His full name was Cathcart Anthony Muir West but he was known as Tony. George inherited a farm at Coras Point, Kilmore from a relative, Emma West and the family moved to Cavan. Tony really enjoyed his time in Cavan and liked the fact that Catholic and Protestant got on with each other. He attended Gartbratten school and when he was sixteen he got an office job with Allen and Halpin, solicitors in Cavan town.
West was a restless individual and emigrated to America where he worked as an interior decorator, bar man and in a bank. He became a ‘hobo’ jumping trains and eventually ended up in Hollywood and all before he was 21. He started to write and got a couple of short stories published in Esquire magazine. During the Second World War he went to England and joined the Royal Air Force. When the war ended he worked on farms around England before settling in Anglesey with his wife Olive Mary Burr.

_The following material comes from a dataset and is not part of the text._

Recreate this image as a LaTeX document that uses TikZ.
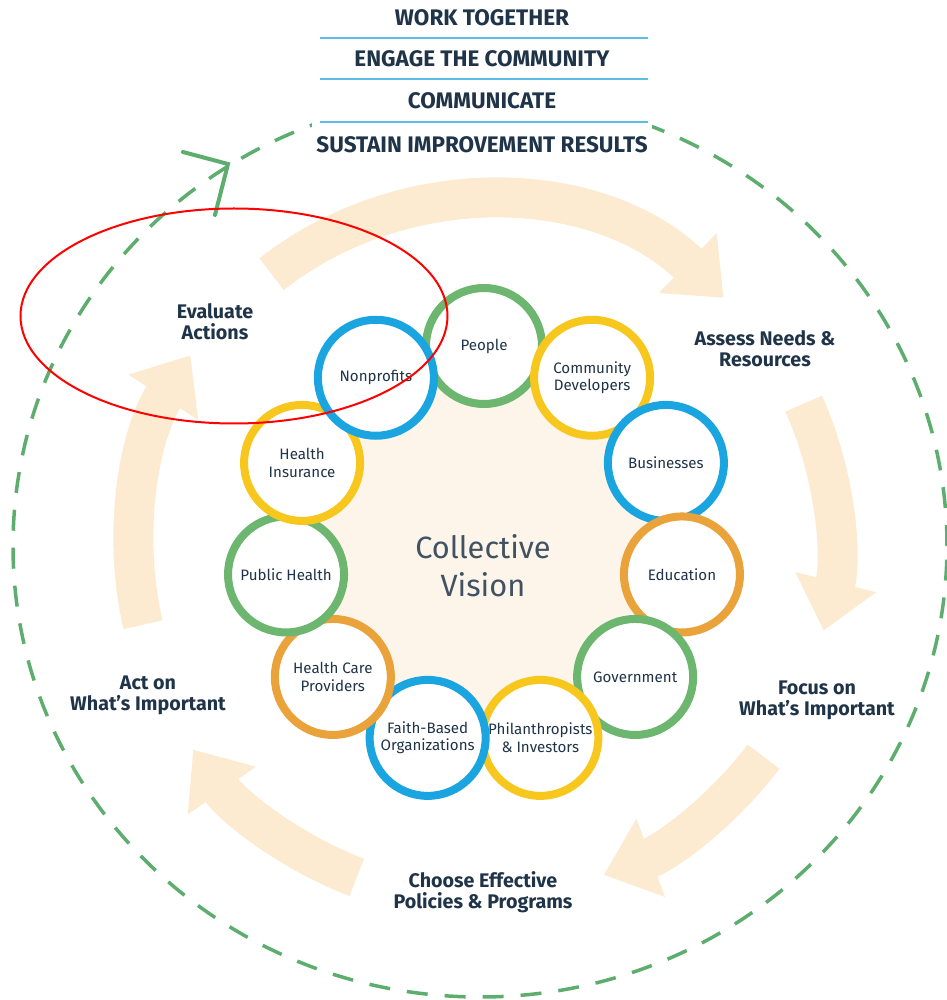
\documentclass[tikz,border=0pt]{standalone}
\usepackage{fontspec}
\setmainfont{Fira Sans}
\usepackage{xcolor}
\usetikzlibrary{arrows.meta,positioning,calc}

\definecolor{ink}{HTML}{1F3448}
\definecolor{ringgreen}{HTML}{6CB66F}
\definecolor{ringblue}{HTML}{1BA5E0}
\definecolor{ringyellow}{HTML}{F7C71E}
\definecolor{ringorange}{HTML}{E9A33A}
\definecolor{dashgreen}{HTML}{5DAE6E}
\definecolor{ruleblue}{HTML}{5CBDE5}
\definecolor{peach}{HTML}{FCEAD1}
\definecolor{cream}{HTML}{FDF4EA}

\begin{document}
\begin{tikzpicture}[x=0.2mm, y=0.2mm,
    member/.style={circle, draw, line width=1.6mm, fill=white, minimum size=23.2mm,
        inner sep=0pt, align=center, text=ink, font=\fontsize{8.6}{10}\selectfont},
    phase/.style={text=ink, align=center, font=\bfseries\fontsize{11.2}{11.8}\selectfont},
    motto/.style={text=ink, font=\bfseries\fontsize{12.8}{14}\selectfont},
    rule/.style={ruleblue, line width=0.4mm},
    band/.style={peach, line width=8mm, -{Triangle[length=10mm, width=16mm]}},
    loop/.style={dashgreen, line width=0.7mm, dash pattern=on 4.2mm off 3.4mm},
    chevron/.style={dashgreen, line width=0.8mm, line cap=round}]
    \useasboundingbox (-484,-454) rectangle (462,546);

    % Centre
    \fill[cream] (0,0) circle (205);

    % Cycle arrows
    \draw[band] (128:345) arc (128:46:345);
    \draw[band] (24:350) arc (24:-14:350);
    \draw[band] (-37:350) arc (-37:-70:350);
    \draw[band] (-111:355) arc (-111:-145:355);
    \draw[band] (193:350) arc (193:147:350);

    % Dashed loop
    \draw[loop] (-4,0) ellipse (467 and 451);
    \coordinate (tip) at (-256,382);
    \draw[chevron] (-301,394) -- (tip) -- (-269,331);

    % Principles
    \fill[white] (-172,405) rectangle (168,546);
    \node[motto] (work) at (-2,528) {WORK TOGETHER};
    \node[motto] (engage) at (-2,487) {ENGAGE THE COMMUNITY};
    \node[motto] (talk) at (-2,445) {COMMUNICATE};
    \node[motto] (sustain) at (-2,401) {SUSTAIN IMPROVEMENT RESULTS};
    \draw[rule] (-164,508) -- (164,508);
    \draw[rule] (-164,467) -- (164,467);
    \draw[rule] (-164,424) -- (164,424);

    % Steps
    \node[phase] (evaluate) at (-269,224) {Evaluate\\Actions};
    \node[phase] (assess) at (281,197) {Assess Needs \&\\Resources};
    \node[phase] (focus) at (333,-154) {Focus on\\What's Important};
    \node[phase] (choose) at (-1,-346) {Choose Effective\\Policies \& Programs};
    \node[phase] (actnow) at (-336,-149) {Act on\\What's Important};

    % Partners
    \foreach \name/\txt/\col [count=\i from 0] in {
        people/People/ringgreen,
        commdev/{Community\\Developers}/ringyellow,
        business/Businesses/ringblue,
        education/Education/ringorange,
        government/Government/ringgreen,
        investors/{Philanthropists\\\& Investors}/ringyellow,
        faith/{Faith-Based\\Organizations}/ringblue,
        providers/{Health Care\\Providers}/ringorange,
        publichealth/{Public Health}/ringgreen,
        insurance/{Health\\Insurance}/ringyellow,
        nonprofits/Nonprofits/ringblue}
        \node[member, draw=\col] (\name) at ({90-\i*360/11}:200) {\txt};

    \node[align=center, text=ink!85, font=\fontsize{17.5}{21.6}\selectfont] (vision) at (-1,-20) {Collective\\Vision};

    % Highlight
    \draw[red, line width=0.4mm] (-250,230) ellipse (213.5 and 107.5);
\end{tikzpicture}
\end{document}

He received a £300 grant from the Rockefeller Foundation which allowed him to write professionally. His works include The Native Moment, Rebel to Judgement, As Towns with Fire, All the Kings Horses and other stories and his most popular novel The Ferret Fancier, a book whose central character is Simon Green who lives in a border county at the end of the Irish Civil War and which the New York Times described as ‘a minor masterpiece’.
Anthony C (Tony) West died in London in 1988.